Das Ungleichgewicht von hoher Ökostromproduktion im Norden und hohem Strombedarf im Süden belastet auch das deutsche Stromnetz. Die Kosten des so genannten «Engpassmanagements» sind nach Daten der Bundesnetzagentur 2022 auf 4,2 Milliarden Euro gestiegen.
Das liegt unter anderem an den beiden fehlenden Stromtrassen. Um die bestehenden Leitungen nicht zu überlasten, werden immer wieder teure Ersatzkraftwerke in Süddeutschland angeschaltet, während in Norddeutschland produzierter erneuerbarer Strom «abgeregelt» wird - also nicht genutzt werden kann. Der Fachbegriff dafür lautet «Redispatch».

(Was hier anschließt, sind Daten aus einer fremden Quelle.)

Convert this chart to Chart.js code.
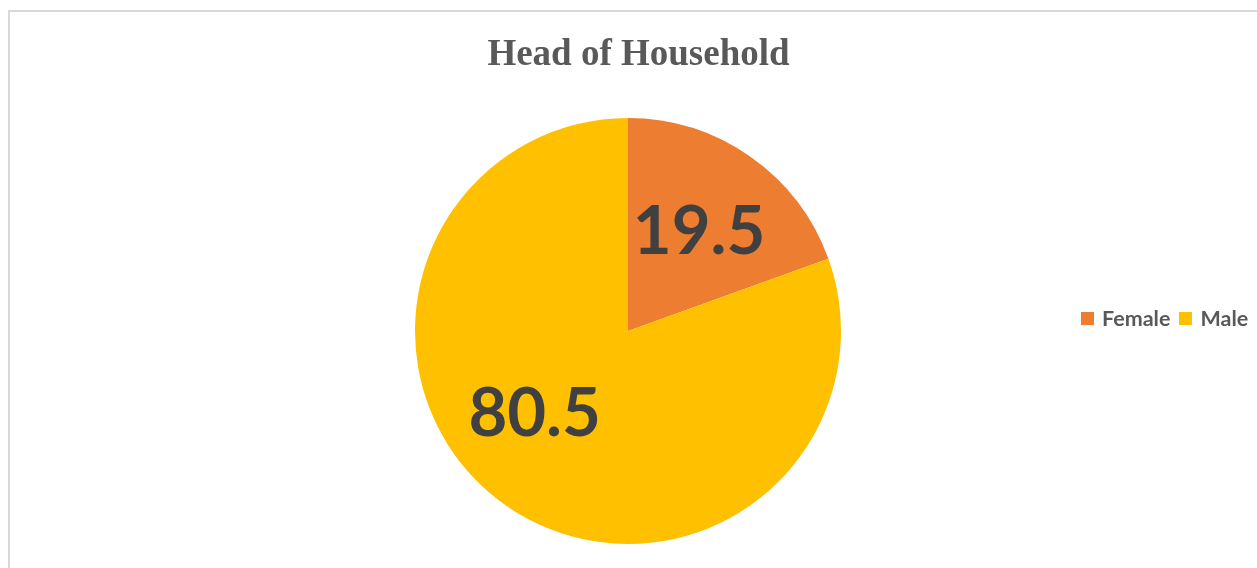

Diese Kosten werden zumindest in näherer Zukunft hoch bleiben. «Kurzfristig ist noch nicht mit einer Entlastung der Redispatch-Kosten zu rechnen», sagte eine Sprecherin des Bundesverbands der Energie- und Wasserwirtschaft (BDEW) in Berlin. «Zentral ist eine rasche Fertigstellung der großen Stromautobahnen, die den günstigen Windstrom aus dem Norden in die Verbrauchszentren im Süden transportieren. Gleichzeitig muss der Ausbau der eneuerbaren Energien auch im Süden Deutschlands vorangetrieben werden.»